-- Start of Data listing --

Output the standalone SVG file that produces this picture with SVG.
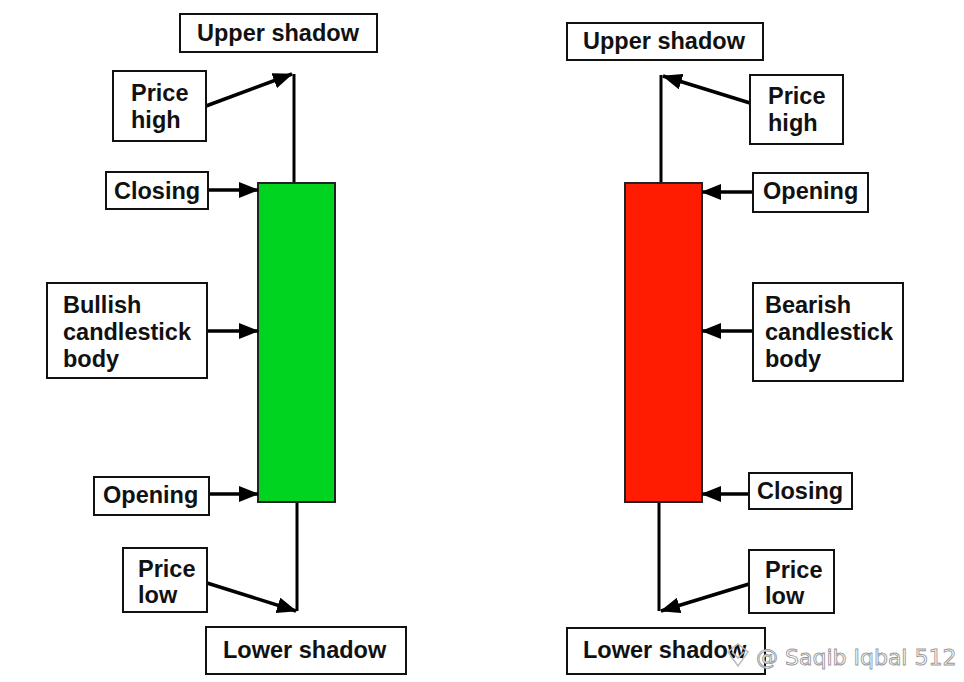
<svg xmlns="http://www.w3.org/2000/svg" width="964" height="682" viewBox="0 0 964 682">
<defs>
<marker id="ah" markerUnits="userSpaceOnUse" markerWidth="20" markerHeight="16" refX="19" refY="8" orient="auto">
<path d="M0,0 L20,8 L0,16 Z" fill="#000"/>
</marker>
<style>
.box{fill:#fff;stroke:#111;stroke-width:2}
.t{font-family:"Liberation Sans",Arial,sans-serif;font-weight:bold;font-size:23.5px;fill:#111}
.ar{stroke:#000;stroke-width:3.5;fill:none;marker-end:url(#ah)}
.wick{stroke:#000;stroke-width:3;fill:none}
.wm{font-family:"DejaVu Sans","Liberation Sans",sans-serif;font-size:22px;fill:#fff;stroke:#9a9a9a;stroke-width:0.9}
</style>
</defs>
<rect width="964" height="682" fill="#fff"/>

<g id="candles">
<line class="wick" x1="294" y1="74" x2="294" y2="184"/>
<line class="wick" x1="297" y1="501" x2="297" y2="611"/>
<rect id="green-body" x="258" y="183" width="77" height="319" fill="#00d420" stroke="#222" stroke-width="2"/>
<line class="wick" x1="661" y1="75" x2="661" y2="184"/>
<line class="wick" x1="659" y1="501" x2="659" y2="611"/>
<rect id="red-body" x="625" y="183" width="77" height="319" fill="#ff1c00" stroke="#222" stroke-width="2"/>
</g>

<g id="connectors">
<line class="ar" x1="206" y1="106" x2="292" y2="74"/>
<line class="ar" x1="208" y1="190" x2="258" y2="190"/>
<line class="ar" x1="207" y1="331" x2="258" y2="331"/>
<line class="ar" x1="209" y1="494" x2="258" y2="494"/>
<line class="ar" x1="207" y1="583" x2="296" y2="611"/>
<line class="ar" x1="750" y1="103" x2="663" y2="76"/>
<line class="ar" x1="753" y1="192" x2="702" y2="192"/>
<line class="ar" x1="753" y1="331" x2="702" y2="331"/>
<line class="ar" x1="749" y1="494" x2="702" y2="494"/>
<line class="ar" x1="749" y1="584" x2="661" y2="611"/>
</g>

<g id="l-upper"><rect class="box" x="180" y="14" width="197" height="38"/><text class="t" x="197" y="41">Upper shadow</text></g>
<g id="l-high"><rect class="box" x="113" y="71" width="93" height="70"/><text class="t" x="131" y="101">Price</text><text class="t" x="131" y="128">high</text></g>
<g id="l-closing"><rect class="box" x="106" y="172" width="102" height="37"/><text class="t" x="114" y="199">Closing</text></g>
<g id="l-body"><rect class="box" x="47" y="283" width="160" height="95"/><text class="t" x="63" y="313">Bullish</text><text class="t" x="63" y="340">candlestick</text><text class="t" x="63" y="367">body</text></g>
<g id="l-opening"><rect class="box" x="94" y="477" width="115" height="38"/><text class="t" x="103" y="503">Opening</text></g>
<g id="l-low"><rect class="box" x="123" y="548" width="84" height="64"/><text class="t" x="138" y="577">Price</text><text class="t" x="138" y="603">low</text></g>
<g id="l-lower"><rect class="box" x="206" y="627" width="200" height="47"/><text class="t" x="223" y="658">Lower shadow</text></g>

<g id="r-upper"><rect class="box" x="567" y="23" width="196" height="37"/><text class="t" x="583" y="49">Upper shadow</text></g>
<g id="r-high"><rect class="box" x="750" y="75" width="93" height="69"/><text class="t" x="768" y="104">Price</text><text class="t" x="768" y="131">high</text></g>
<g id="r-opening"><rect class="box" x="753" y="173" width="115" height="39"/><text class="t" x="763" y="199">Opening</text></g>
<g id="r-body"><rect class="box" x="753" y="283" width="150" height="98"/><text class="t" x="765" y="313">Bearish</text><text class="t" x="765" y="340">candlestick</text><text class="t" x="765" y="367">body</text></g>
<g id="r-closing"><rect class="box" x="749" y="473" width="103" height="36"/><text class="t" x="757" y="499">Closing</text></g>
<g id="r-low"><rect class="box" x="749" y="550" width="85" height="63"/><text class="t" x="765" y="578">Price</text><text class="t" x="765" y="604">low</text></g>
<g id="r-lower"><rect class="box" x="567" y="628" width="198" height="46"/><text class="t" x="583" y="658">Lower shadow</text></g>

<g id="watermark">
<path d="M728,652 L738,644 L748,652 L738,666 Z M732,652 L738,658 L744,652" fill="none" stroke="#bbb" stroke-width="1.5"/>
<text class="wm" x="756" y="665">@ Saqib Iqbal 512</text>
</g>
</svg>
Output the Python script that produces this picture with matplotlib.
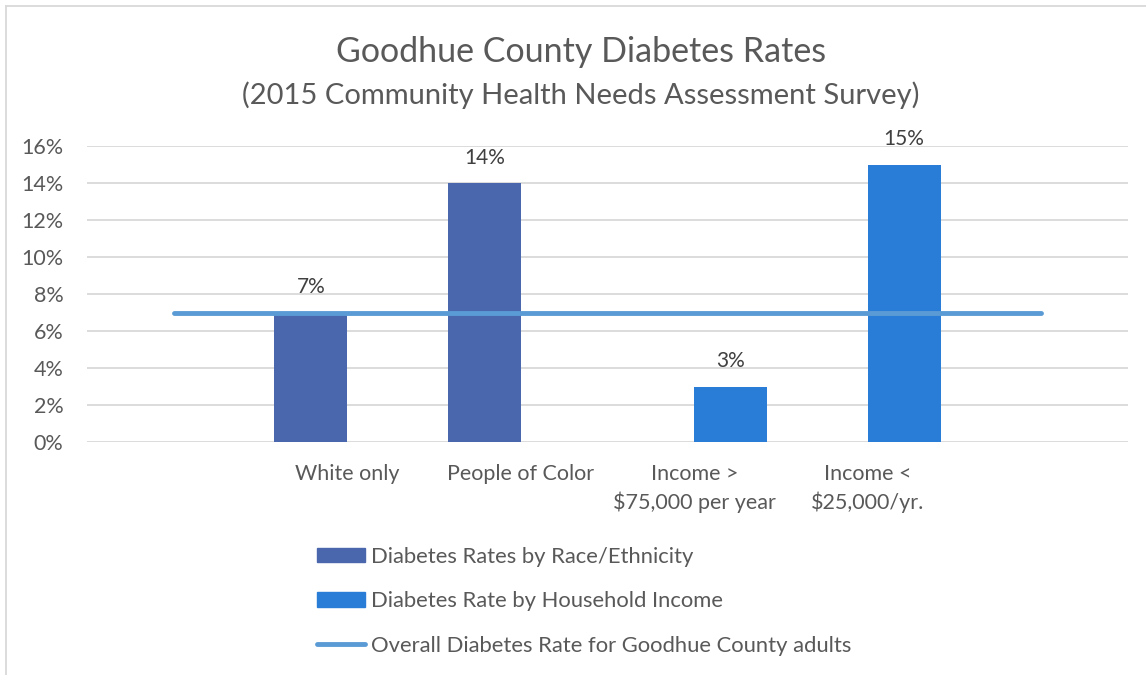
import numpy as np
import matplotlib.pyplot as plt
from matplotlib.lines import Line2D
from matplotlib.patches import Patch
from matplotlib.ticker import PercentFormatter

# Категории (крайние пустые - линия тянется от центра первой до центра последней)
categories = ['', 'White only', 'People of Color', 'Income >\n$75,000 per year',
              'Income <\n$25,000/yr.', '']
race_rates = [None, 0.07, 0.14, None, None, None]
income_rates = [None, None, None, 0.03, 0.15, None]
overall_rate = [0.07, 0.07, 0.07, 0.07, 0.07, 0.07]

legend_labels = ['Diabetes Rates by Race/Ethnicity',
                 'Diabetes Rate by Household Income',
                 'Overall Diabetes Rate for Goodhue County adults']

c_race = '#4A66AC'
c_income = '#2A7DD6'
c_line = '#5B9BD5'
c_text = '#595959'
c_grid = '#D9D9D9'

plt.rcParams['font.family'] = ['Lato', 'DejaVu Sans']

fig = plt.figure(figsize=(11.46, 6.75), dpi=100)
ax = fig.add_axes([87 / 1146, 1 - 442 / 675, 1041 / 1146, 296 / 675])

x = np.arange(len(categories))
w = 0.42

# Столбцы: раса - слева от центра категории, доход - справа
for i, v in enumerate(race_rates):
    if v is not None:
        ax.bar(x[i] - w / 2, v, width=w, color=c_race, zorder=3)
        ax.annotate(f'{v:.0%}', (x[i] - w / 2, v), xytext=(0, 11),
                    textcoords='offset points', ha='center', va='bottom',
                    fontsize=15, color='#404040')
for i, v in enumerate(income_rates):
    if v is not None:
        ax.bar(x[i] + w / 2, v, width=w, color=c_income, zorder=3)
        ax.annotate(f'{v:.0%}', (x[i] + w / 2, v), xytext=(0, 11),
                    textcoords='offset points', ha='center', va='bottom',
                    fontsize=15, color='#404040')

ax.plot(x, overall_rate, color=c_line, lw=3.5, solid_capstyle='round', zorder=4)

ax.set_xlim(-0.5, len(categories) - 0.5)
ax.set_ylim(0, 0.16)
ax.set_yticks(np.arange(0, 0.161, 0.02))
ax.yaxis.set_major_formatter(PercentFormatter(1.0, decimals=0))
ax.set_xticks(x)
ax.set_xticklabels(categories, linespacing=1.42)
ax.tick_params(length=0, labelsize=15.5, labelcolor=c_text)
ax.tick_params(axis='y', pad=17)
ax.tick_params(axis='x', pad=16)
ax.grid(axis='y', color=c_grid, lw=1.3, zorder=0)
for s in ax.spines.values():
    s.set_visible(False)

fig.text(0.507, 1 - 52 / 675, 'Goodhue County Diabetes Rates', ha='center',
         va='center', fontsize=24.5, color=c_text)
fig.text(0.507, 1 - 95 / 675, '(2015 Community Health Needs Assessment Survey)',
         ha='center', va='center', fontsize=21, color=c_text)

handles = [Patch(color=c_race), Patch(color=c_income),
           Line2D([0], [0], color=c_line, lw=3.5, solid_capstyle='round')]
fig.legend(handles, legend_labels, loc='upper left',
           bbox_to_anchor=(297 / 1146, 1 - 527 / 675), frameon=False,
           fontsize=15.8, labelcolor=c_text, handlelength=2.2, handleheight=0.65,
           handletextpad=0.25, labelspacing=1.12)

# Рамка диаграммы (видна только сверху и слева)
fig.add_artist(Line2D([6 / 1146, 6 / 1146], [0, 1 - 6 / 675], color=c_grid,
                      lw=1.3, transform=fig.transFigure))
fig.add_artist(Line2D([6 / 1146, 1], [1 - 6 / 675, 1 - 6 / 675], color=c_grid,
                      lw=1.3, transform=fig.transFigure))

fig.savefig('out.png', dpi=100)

-- End of Data listing --

Exercise:
Begin with the line where "Output the Python" appears and end with the line where "from matplotlib.ticker import" appears. Copy only that stretch, exactly, with no pictures.

Response to the exercise:
Output the Python script that produces this picture with matplotlib.
import numpy as np
import matplotlib.pyplot as plt
from matplotlib.lines import Line2D
from matplotlib.patches import Patch
from matplotlib.ticker import PercentFormatter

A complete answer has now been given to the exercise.